MATERIAL:
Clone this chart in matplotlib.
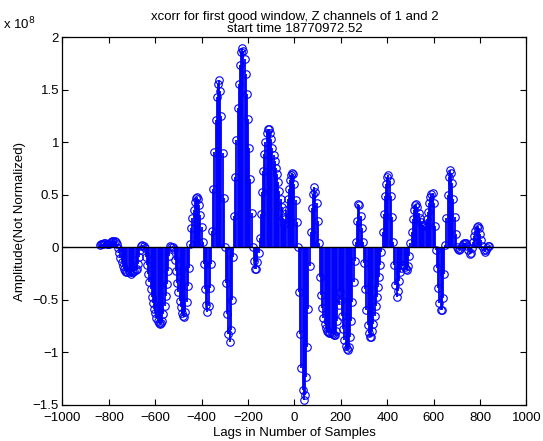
import numpy as np
import matplotlib
matplotlib.use("Agg")
import matplotlib.pyplot as plt
from matplotlib.ticker import FuncFormatter

plt.rcParams['font.family'] = ['Liberation Sans', 'DejaVu Sans']

# lags (samples), read every 5 lags
lag_start, lag_stop, lag_step = -840, 840, 5
lags = np.arange(lag_start, lag_stop + 1, lag_step)

# amplitude in units of 1e8, one value per lag above
amp = [
    # -840 .. -800
    0.02, 0.03, 0.03, 0.03, 0.04, 0.04, 0.03, 0.03, 0.03,
    # -795 .. -760
    0.04, 0.05, 0.06, 0.06, 0.06, 0.05, 0.03, -0.01,
    # -755 .. -645
    -0.05, -0.10, -0.14, -0.18, -0.21, -0.23, -0.24, -0.24, -0.23, -0.24,
    -0.25, -0.24, -0.24, -0.23, -0.22, -0.21, -0.16, -0.09, -0.03, 0.01,
    0.02, 0.01, -0.01,
    # -640 .. -530
    -0.09, -0.17, -0.25, -0.33, -0.40, -0.47, -0.53, -0.59, -0.63, -0.67,
    -0.70, -0.72, -0.73, -0.725, -0.70, -0.64, -0.56, -0.46, -0.35, -0.23,
    -0.08, 0.01, 0.00,
    # -525 .. -450
    0.00, -0.02, -0.12, -0.23, -0.34, -0.43, -0.51, -0.57, -0.63, -0.65,
    -0.66, -0.62, -0.52, -0.37, -0.20, 0.03,
    # -445 .. -395
    0.18, 0.28, 0.36, 0.43, 0.47, 0.48, 0.46, 0.40, 0.31, 0.19, 0.05,
    # -390 .. -360
    -0.16, -0.40, -0.55, -0.615, -0.56, -0.39, -0.16,
    # -355 .. -300
    0.16, 0.56, 0.91, 1.21, 1.43, 1.56, 1.59, 1.49, 1.25, 0.90, 0.47, 0.00,
    # -295 .. -265
    -0.34, -0.64, -0.83, -0.90, -0.79, -0.50, -0.09,
    # -260 .. -180
    0.30, 0.67, 1.02, 1.33, 1.56, 1.74, 1.86, 1.90, 1.87, 1.79,
    1.65, 1.46, 1.22, 0.95, 0.65, 0.33, 0.00,
    # -175 .. -155
    -0.13, -0.21, -0.21, -0.14, -0.05,
    # -150 .. -45
    0.09, 0.32, 0.53, 0.73, 0.89, 1.00, 1.09, 1.13, 1.13, 1.09,
    1.03, 0.95, 0.88, 0.82, 0.76, 0.70, 0.62, 0.54, 0.46, 0.38,
    0.28, 0.22,
    # -40 .. 15
    0.27, 0.36, 0.46, 0.56, 0.64, 0.69, 0.71, 0.70, 0.60, 0.45, 0.24, 0.00,
    # 20 .. 65
    -0.43, -0.83, -1.15, -1.36, -1.45, -1.41, -1.24, -0.95, -0.59, -0.18,
    # 70 .. 105
    0.15, 0.37, 0.51, 0.57, 0.53, 0.42, 0.25, 0.04,
    # 110 .. 260
    -0.28, -0.45, -0.58, -0.67, -0.73, -0.77, -0.80, -0.81, -0.82, -0.82,
    -0.82, -0.83, -0.84, -0.84, -0.80, -0.70, -0.55, -0.43, -0.50, -0.65,
    -0.78, -0.88, -0.94, -0.97, -0.98, -0.95, -0.85, -0.70, -0.52, -0.33,
    -0.13,
    # 265 .. 295
    0.05, 0.25, 0.41, 0.40, 0.30, 0.18, 0.05,
    # 300 .. 375
    -0.15, -0.40, -0.60, -0.74, -0.82, -0.85, -0.85, -0.80, -0.73, -0.65,
    -0.56, -0.47, -0.38, -0.28, -0.17, -0.04,
    # 380 .. 425
    0.15, 0.32, 0.49, 0.60, 0.67, 0.69, 0.63, 0.49, 0.29, 0.05,
    # 430 .. 495
    -0.17, -0.36, -0.47, -0.42, -0.32, -0.24, -0.20, -0.17, -0.17, -0.19,
    -0.21, -0.22, -0.18, -0.08,
    # 500 .. 605
    0.04, 0.15, 0.27, 0.36, 0.40, 0.41, 0.38, 0.33, 0.28, 0.24,
    0.21, 0.20, 0.20, 0.22, 0.27, 0.34, 0.42, 0.48, 0.51, 0.52,
    0.42, 0.20,
    # 610 .. 645
    -0.03, -0.20, -0.39, -0.53, -0.60, -0.60, -0.48, -0.25,
    # 650 .. 700
    0.02, 0.28, 0.50, 0.67, 0.74, 0.71, 0.61, 0.46, 0.29, 0.13, 0.00,
    # 705 .. 840
    -0.02, -0.03, -0.02, 0.01, 0.03, 0.04, 0.04, 0.04, 0.01, -0.03,
    -0.06, -0.05, -0.01, 0.05, 0.11, 0.16, 0.19, 0.20, 0.18, 0.13,
    0.07, 0.01, -0.03, -0.04, -0.03, -0.01, 0.01, 0.01,
]
amp = np.array(amp)
assert len(amp) == len(lags), (len(amp), len(lags))

xticks = [-1000, -800, -600, -400, -200, 0, 200, 400, 600, 800, 1000]
yticks = [-1.5, -1, -0.5, 0, 0.5, 1, 1.5, 2]

title_text = "xcorr for first good window, Z channels of 1 and 2\nstart time 18770972.52"
xlabel_text = "Lags in Number of Samples"
ylabel_text = "Amplitude(Not Normalized)"

fs = 9.5

fig = plt.figure(figsize=(5.43, 4.41), dpi=100)
ax = fig.add_axes([0.115, 0.0821, 0.8546, 0.8333])

ax.vlines(lags, 0, amp, colors='#0000ff', linewidth=1.3)
ax.plot(lags, amp, linestyle='none', marker='o', markersize=5.4,
        markerfacecolor='none', markeredgecolor='#0000ff', markeredgewidth=0.8)
ax.axhline(0, color='black', linewidth=1.0, zorder=3)

ax.set_xlim(-1000, 1000)
ax.set_ylim(-1.5, 2)
ax.set_xticks(xticks)
ax.set_yticks(yticks)

def fmt(v, pos):
    s = ('%g' % v)
    return s.replace('-', '\u2212')

ax.xaxis.set_major_formatter(FuncFormatter(fmt))
ax.yaxis.set_major_formatter(FuncFormatter(fmt))
ax.tick_params(direction='in', top=True, right=True, length=4, width=0.8,
               labelsize=fs)
ax.tick_params(axis='x', pad=5)
ax.tick_params(axis='y', pad=2.5)
for s in ax.spines.values():
    s.set_linewidth(0.9)

ax.set_title(title_text, fontsize=fs, pad=4, linespacing=1.0)
ax.set_xlabel(xlabel_text, fontsize=fs, labelpad=2)
ax.set_ylabel(ylabel_text, fontsize=fs, labelpad=5)
fig.text(0.006, 0.927, r"x 10$^{8}$", fontsize=fs, ha='left', va='bottom')

fig.savefig("out.png", dpi=100)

PROBLEM DETAILS:
Leave the pictures out, and print every line of the listing exactly as written.

FINAL RESULT:
Clone this chart in matplotlib.
import numpy as np
import matplotlib
matplotlib.use("Agg")
import matplotlib.pyplot as plt
from matplotlib.ticker import FuncFormatter

plt.rcParams['font.family'] = ['Liberation Sans', 'DejaVu Sans']

# lags (samples), read every 5 lags
lag_start, lag_stop, lag_step = -840, 840, 5
lags = np.arange(lag_start, lag_stop + 1, lag_step)

# amplitude in units of 1e8, one value per lag above
amp = [
    # -840 .. -800
    0.02, 0.03, 0.03, 0.03, 0.04, 0.04, 0.03, 0.03, 0.03,
    # -795 .. -760
    0.04, 0.05, 0.06, 0.06, 0.06, 0.05, 0.03, -0.01,
    # -755 .. -645
    -0.05, -0.10, -0.14, -0.18, -0.21, -0.23, -0.24, -0.24, -0.23, -0.24,
    -0.25, -0.24, -0.24, -0.23, -0.22, -0.21, -0.16, -0.09, -0.03, 0.01,
    0.02, 0.01, -0.01,
    # -640 .. -530
    -0.09, -0.17, -0.25, -0.33, -0.40, -0.47, -0.53, -0.59, -0.63, -0.67,
    -0.70, -0.72, -0.73, -0.725, -0.70, -0.64, -0.56, -0.46, -0.35, -0.23,
    -0.08, 0.01, 0.00,
    # -525 .. -450
    0.00, -0.02, -0.12, -0.23, -0.34, -0.43, -0.51, -0.57, -0.63, -0.65,
    -0.66, -0.62, -0.52, -0.37, -0.20, 0.03,
    # -445 .. -395
    0.18, 0.28, 0.36, 0.43, 0.47, 0.48, 0.46, 0.40, 0.31, 0.19, 0.05,
    # -390 .. -360
    -0.16, -0.40, -0.55, -0.615, -0.56, -0.39, -0.16,
    # -355 .. -300
    0.16, 0.56, 0.91, 1.21, 1.43, 1.56, 1.59, 1.49, 1.25, 0.90, 0.47, 0.00,
    # -295 .. -265
    -0.34, -0.64, -0.83, -0.90, -0.79, -0.50, -0.09,
    # -260 .. -180
    0.30, 0.67, 1.02, 1.33, 1.56, 1.74, 1.86, 1.90, 1.87, 1.79,
    1.65, 1.46, 1.22, 0.95, 0.65, 0.33, 0.00,
    # -175 .. -155
    -0.13, -0.21, -0.21, -0.14, -0.05,
    # -150 .. -45
    0.09, 0.32, 0.53, 0.73, 0.89, 1.00, 1.09, 1.13, 1.13, 1.09,
    1.03, 0.95, 0.88, 0.82, 0.76, 0.70, 0.62, 0.54, 0.46, 0.38,
    0.28, 0.22,
    # -40 .. 15
    0.27, 0.36, 0.46, 0.56, 0.64, 0.69, 0.71, 0.70, 0.60, 0.45, 0.24, 0.00,
    # 20 .. 65
    -0.43, -0.83, -1.15, -1.36, -1.45, -1.41, -1.24, -0.95, -0.59, -0.18,
    # 70 .. 105
    0.15, 0.37, 0.51, 0.57, 0.53, 0.42, 0.25, 0.04,
    # 110 .. 260
    -0.28, -0.45, -0.58, -0.67, -0.73, -0.77, -0.80, -0.81, -0.82, -0.82,
    -0.82, -0.83, -0.84, -0.84, -0.80, -0.70, -0.55, -0.43, -0.50, -0.65,
    -0.78, -0.88, -0.94, -0.97, -0.98, -0.95, -0.85, -0.70, -0.52, -0.33,
    -0.13,
    # 265 .. 295
    0.05, 0.25, 0.41, 0.40, 0.30, 0.18, 0.05,
    # 300 .. 375
    -0.15, -0.40, -0.60, -0.74, -0.82, -0.85, -0.85, -0.80, -0.73, -0.65,
    -0.56, -0.47, -0.38, -0.28, -0.17, -0.04,
    # 380 .. 425
    0.15, 0.32, 0.49, 0.60, 0.67, 0.69, 0.63, 0.49, 0.29, 0.05,
    # 430 .. 495
    -0.17, -0.36, -0.47, -0.42, -0.32, -0.24, -0.20, -0.17, -0.17, -0.19,
    -0.21, -0.22, -0.18, -0.08,
    # 500 .. 605
    0.04, 0.15, 0.27, 0.36, 0.40, 0.41, 0.38, 0.33, 0.28, 0.24,
    0.21, 0.20, 0.20, 0.22, 0.27, 0.34, 0.42, 0.48, 0.51, 0.52,
    0.42, 0.20,
    # 610 .. 645
    -0.03, -0.20, -0.39, -0.53, -0.60, -0.60, -0.48, -0.25,
    # 650 .. 700
    0.02, 0.28, 0.50, 0.67, 0.74, 0.71, 0.61, 0.46, 0.29, 0.13, 0.00,
    # 705 .. 840
    -0.02, -0.03, -0.02, 0.01, 0.03, 0.04, 0.04, 0.04, 0.01, -0.03,
    -0.06, -0.05, -0.01, 0.05, 0.11, 0.16, 0.19, 0.20, 0.18, 0.13,
    0.07, 0.01, -0.03, -0.04, -0.03, -0.01, 0.01, 0.01,
]
amp = np.array(amp)
assert len(amp) == len(lags), (len(amp), len(lags))

xticks = [-1000, -800, -600, -400, -200, 0, 200, 400, 600, 800, 1000]
yticks = [-1.5, -1, -0.5, 0, 0.5, 1, 1.5, 2]

title_text = "xcorr for first good window, Z channels of 1 and 2\nstart time 18770972.52"
xlabel_text = "Lags in Number of Samples"
ylabel_text = "Amplitude(Not Normalized)"

fs = 9.5

fig = plt.figure(figsize=(5.43, 4.41), dpi=100)
ax = fig.add_axes([0.115, 0.0821, 0.8546, 0.8333])

ax.vlines(lags, 0, amp, colors='#0000ff', linewidth=1.3)
ax.plot(lags, amp, linestyle='none', marker='o', markersize=5.4,
        markerfacecolor='none', markeredgecolor='#0000ff', markeredgewidth=0.8)
ax.axhline(0, color='black', linewidth=1.0, zorder=3)

ax.set_xlim(-1000, 1000)
ax.set_ylim(-1.5, 2)
ax.set_xticks(xticks)
ax.set_yticks(yticks)

def fmt(v, pos):
    s = ('%g' % v)
    return s.replace('-', '\u2212')

ax.xaxis.set_major_formatter(FuncFormatter(fmt))
ax.yaxis.set_major_formatter(FuncFormatter(fmt))
ax.tick_params(direction='in', top=True, right=True, length=4, width=0.8,
               labelsize=fs)
ax.tick_params(axis='x', pad=5)
ax.tick_params(axis='y', pad=2.5)
for s in ax.spines.values():
    s.set_linewidth(0.9)

ax.set_title(title_text, fontsize=fs, pad=4, linespacing=1.0)
ax.set_xlabel(xlabel_text, fontsize=fs, labelpad=2)
ax.set_ylabel(ylabel_text, fontsize=fs, labelpad=5)
fig.text(0.006, 0.927, r"x 10$^{8}$", fontsize=fs, ha='left', va='bottom')

fig.savefig("out.png", dpi=100)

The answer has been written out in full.